La IA (Inteligencia artificial) y los algoritmos que la guían están, en su mayor parte, al servicio de la monetización que generan, no salen gratis ni profesan el altruismo. Para obtener grandes beneficios pueden maximizar el odio, haciendo visible aquello que lo proclama, puesto que al hacerlo así consiguen mayor compromiso y fidelización de los usuarios. No es necesario ‘quererlo’ explícitamente, basta con dejar hacer al algoritmo y observar sus consecuencias. ¿Hace falta recordar que la ética que importa es la de las consecuencias y no la de las buenas intenciones?

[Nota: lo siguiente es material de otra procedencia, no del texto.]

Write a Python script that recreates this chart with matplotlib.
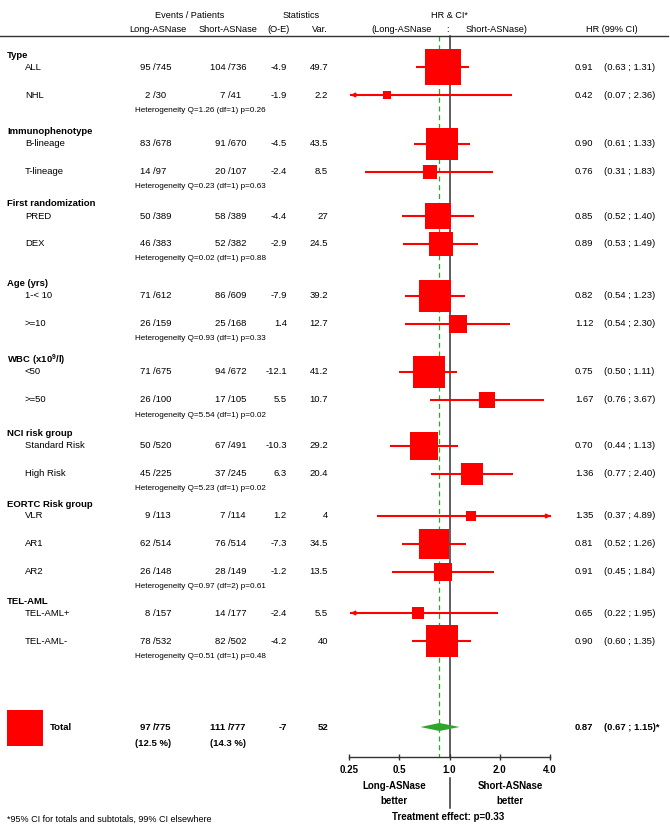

El riesgo más importante que comportan, sin embargo, no es tanto el hipotético reemplazo de los humanos o de su inteligencia, entre otras cosas porque la llamada IA es capaz de combinar ingentes datos e imágenes, pero incapaz de explicar y de generar lo inexistente o lo no sabido. No es una inteligencia creadora en el sentido específico de la singularidad humana. El riesgo efectivo es el secuestro, ya en curso, de nuestra atención. Hoy, los niños/as juegan una hora y media diaria menos y, además, dejan de jugar antes con juguetes. Los adolescentes han perdido una hora de sueño respecto a la década pasada -enredados en las pantallas- y sus prácticas deportivas, de lectura y de encuentros familiares han disminuido. Los adultos pasamos una media de cuatro horas y media al día leyendo correos electrónicos, navegando por las RRSS y viendo series en streaming.

La IA nos aportará algunas soluciones, sin duda, pero su regulación resulta necesaria y urgente, ya que sabemos que hacer siempre es más fácil que captar las consecuencias de lo realizado. Estamos, a pasos agigantados, externalizando aquello que nos es más propio como humanos: el lenguaje y la conversación. Aspiramos a que la IA cree contenidos y los transmita por nosotros, lo cual perpetúa los sesgos (racistas, sexistas, sociales). Pero, sobre todo, estamos absorbidos por ese colapso atencional que nos distrae de lo importante en una vida buena: vínculos sociales (no confundir con las conexiones virtuales) y presencia atenta, capaz de acoger la singularidad y la alteridad. La IA no incluye, por defecto, estos valores entre sus objetivos. Lo de neutra es solo retórica, como cuando nos explican que lo digital habita la ‘nube’, enmascarando así los miles de kilómetros de cables, la sobreexplotación de países productores de minerales valiosos, las innumerables granjas de servidores o el consumo gigantesco de energía que se requiere. Leer, de manera crítica, los avances tecnológicos no es sólo una disciplina intelectual, es ya un ejercicio de resistencia ético que nos concierne a todos.